Il y avait tellement de policiers impliqués dans des affaires louches, des activités illégales et criminelles. Je n’avais aucune statistique en tête quand j’ai déclaré à la radio en 2005 après mon arrivée, que 65% des délits qui arrivaient en Haïti provenaient de la police.

J’avais compris qu’il fallait que l’opinion publique soit avec moi. C’est pourquoi tout ce que je faisais, je le communiquais à la radio et j’expliquais pourquoi. Il y a tellement de choses qui étaient cachées. Une fois dévoilées, le public était intéressé par ce qui se passait au sein de la police.

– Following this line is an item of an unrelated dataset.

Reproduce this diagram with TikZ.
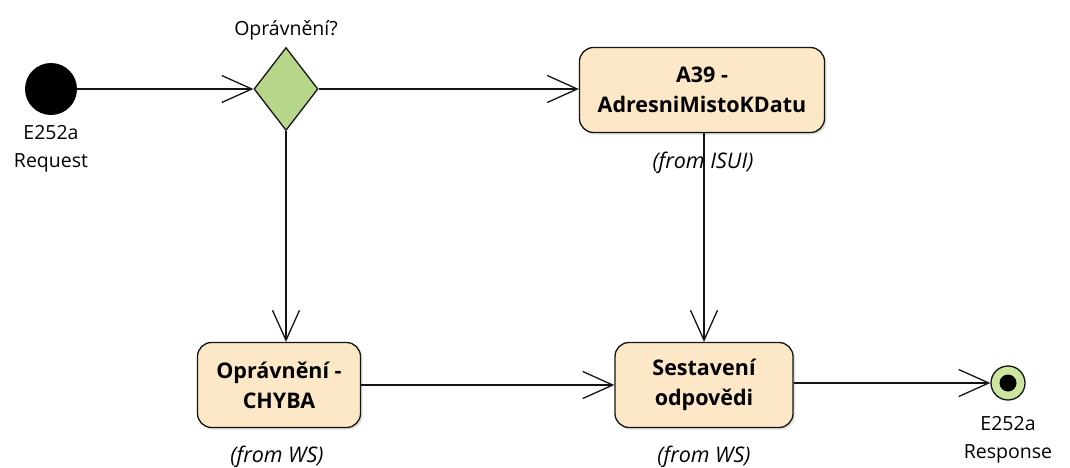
\documentclass[tikz,border=0pt]{standalone}
\usepackage{fontspec}
\setmainfont{Open Sans}
\usetikzlibrary{arrows.meta,shapes.geometric,shadows}
\definecolor{boxfill}{RGB}{252,232,199}
\definecolor{diafill}{RGB}{184,214,138}
\definecolor{endfill}{RGB}{204,230,160}
\definecolor{edge}{RGB}{20,20,20}
\tikzset{
  flow/.style={draw=edge, line width=1.3pt, -{Straight Barb[length=30pt,width=27pt,line width=1.3pt]}},
  action/.style={draw=edge, line width=1.3pt, fill=boxfill, rounded corners=14pt,
    minimum height=85pt, align=center, font=\fontsize{21.5}{30}\selectfont\bfseries,
    drop shadow={shadow xshift=2pt, shadow yshift=-2pt, opacity=0.25}},
  lbl/.style={font=\fontsize{19.5}{28}\selectfont, align=center},
  from/.style={font=\fontsize{21.5}{26}\selectfont\itshape},
}
\begin{document}
\begin{tikzpicture}[x=1pt,y=-1pt]
\useasboundingbox (0,0) rectangle (1070,468);
% start
\node[circle, fill=black, minimum size=52pt, inner sep=0pt] (start) at (51,89) {};
\node[lbl] (startlbl) at (51,149) {E252a\\Request};
% decision
\node[diamond, draw=edge, line width=1.3pt, fill=diafill, minimum width=64pt, minimum height=83pt, inner sep=0pt, aspect=0.77] (dec) at (286,89) {};
\node[lbl] (declbl) at (286,30) {Oprávnění?};
% A39
\node[action, minimum width=245pt] (a39) at (702,90) {A39 -\\AdresniMistoKDatu};
\node[from] (a39from) at (703,163) {(from ISUI)};
% chyba
\node[action, minimum width=163pt] (chyba) at (279,385) {Oprávnění -\\CHYBA};
\node[from] (chybafrom) at (277,457) {(from WS)};
% sestaveni
\node[action, minimum width=178pt] (sest) at (704,385) {Sestavení\\odpovědi};
\node[from] (sestfrom) at (704,457) {(from WS)};
% final
\node[circle, draw=edge, line width=1.3pt, fill=endfill, minimum size=34pt, inner sep=0pt] (fin) at (1008,383) {};
\node[circle, fill=black, minimum size=17pt, inner sep=0pt] (fininner) at (fin.center) {};
\node[lbl] (finlbl) at (1008,440) {E252a\\Response};
% edges
\draw[flow] (start.east) -- (dec.west);
\draw[flow] (dec.east) -- (a39.west |- dec.east);
\draw[flow] (dec.south) -- (chyba.north -| dec.south);
\draw[flow] (a39.south -| 704,0) -- (sest.north);
\draw[flow] (chyba.east) -- (sest.west);
\draw[flow] (sest.east |- fin.west) -- (fin.west);
\end{tikzpicture}
\end{document}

 « Ce n’est pas mieux maintenant. Godson Orelus a tout bousillé pour plaire à Martelly. »

Dans cette position de chef de la police, il faut comprendre son rôle. Une fois que vous êtes ratifié par le parlement, normalement vous n’avez aucun rapport ni avec le président, ni le premier ministre. Il faut que cette mentalité de nos politiques d’asservir les forces de sécurité change. J’ai résisté à Martelly, mais Godson Orélus s’est laissé aller parce qu’il veut protéger son job.

Martelly a demandé beaucoup de choses. Il a demandé de réintégrer des individus qui avaient été révoqués de la police pour trafic de drogue. Il y a Féthière qui est sénateur maintenant. Il était révoqué de la police bien avant que je sois directeur, mais je savais pourquoi. Le président a demandé sa réintégration pour ses activités de drogue.

J’étais commissaire de Pétionville. Auparavant, il (Martelly) travaillait pour des Colombiens, il transportait de la drogue. Donc, il s’est constitué un réseau dont Sonson La Familia et les autres qui s’agglutinaient autour de lui. Il y avait Fourcand qui est aujourd’hui sénateur du Sud. J’ai détruit au moins cinq kilomètres de pistes dans la zone de Côtes-de-Fer, la ville de Martelly.

Je savais qu’il travaillait pour des Colombiens et ces hommes avaient une marina à Lully. Une fois qu’il est arrivé au pouvoir, il a investi il s’est approprié la marina. Parce que, en général, c’est à la marina qu’ils allaient se cacher, ils l’utilisaient comme une position de transit en face de la Côte des Arcadins. Les petits bateaux disparaissaient dans ces zones-là. De la même façon à Losandieu à Côtes-de-Fer, dans la Grosse Cayes.